Scan the following material for the string "React" and copy each line in which it appears.

GIVEN MATERIAL -
..............................

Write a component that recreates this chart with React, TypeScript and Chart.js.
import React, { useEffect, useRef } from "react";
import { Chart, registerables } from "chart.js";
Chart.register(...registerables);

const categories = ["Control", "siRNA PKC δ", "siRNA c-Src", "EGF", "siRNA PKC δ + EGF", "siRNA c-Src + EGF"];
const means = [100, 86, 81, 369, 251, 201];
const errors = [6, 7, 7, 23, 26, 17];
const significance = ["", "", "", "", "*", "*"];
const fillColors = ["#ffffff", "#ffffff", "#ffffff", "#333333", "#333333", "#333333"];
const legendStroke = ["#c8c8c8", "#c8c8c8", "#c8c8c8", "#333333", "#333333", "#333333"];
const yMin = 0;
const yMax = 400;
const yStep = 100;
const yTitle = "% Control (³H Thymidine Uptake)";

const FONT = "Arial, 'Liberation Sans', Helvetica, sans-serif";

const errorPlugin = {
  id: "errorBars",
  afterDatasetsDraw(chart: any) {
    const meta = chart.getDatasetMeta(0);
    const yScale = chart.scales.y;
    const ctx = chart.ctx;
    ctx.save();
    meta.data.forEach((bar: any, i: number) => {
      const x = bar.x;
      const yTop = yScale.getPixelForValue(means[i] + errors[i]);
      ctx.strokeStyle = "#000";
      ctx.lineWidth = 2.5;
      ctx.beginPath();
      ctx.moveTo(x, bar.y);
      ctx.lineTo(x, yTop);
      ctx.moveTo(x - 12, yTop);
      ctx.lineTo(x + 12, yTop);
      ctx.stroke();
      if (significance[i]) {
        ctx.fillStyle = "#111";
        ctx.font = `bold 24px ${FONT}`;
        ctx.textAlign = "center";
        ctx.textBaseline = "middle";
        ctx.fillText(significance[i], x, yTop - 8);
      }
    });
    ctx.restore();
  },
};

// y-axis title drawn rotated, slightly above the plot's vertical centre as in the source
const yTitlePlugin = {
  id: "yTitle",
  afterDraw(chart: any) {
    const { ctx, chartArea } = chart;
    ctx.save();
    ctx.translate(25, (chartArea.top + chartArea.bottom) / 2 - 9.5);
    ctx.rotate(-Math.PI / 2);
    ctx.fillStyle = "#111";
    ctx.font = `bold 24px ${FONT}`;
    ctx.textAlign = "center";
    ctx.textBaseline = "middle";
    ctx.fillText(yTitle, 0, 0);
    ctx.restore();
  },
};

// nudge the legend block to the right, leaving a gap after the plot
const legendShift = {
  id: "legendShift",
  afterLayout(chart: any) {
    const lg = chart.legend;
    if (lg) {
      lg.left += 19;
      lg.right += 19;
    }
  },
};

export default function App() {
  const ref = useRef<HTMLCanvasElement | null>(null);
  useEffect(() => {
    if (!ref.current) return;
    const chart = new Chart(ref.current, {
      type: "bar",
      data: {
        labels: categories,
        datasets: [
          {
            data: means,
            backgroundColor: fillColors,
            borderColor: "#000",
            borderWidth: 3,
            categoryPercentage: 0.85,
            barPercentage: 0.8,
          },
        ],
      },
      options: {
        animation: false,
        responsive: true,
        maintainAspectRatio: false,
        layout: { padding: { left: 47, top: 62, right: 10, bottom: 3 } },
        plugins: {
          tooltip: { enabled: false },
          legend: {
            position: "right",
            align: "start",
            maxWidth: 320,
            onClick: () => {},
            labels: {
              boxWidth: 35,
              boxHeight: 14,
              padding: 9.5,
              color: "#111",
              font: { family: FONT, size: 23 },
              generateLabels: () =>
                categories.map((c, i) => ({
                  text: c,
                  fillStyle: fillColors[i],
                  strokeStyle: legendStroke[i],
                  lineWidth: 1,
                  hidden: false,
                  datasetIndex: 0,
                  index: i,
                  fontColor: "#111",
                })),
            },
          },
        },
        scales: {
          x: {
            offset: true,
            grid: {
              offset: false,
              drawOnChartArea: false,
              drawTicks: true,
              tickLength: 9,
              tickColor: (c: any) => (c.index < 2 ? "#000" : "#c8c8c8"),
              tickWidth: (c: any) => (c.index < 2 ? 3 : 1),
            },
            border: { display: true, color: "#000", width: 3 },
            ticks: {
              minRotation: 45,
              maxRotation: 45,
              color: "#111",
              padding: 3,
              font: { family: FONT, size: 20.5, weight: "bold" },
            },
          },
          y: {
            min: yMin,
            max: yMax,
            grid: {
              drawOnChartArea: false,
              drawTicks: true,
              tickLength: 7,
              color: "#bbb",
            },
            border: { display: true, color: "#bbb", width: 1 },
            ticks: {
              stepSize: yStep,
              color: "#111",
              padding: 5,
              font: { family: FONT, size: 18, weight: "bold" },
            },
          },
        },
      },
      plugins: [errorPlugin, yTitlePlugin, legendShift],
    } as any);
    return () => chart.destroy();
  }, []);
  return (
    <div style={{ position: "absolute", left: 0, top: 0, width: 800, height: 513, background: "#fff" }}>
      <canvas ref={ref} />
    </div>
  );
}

..............................

RIGHT ANSWER -
Write a component that recreates this chart with React, TypeScript and Chart.js.
import React, { useEffect, useRef } from "react";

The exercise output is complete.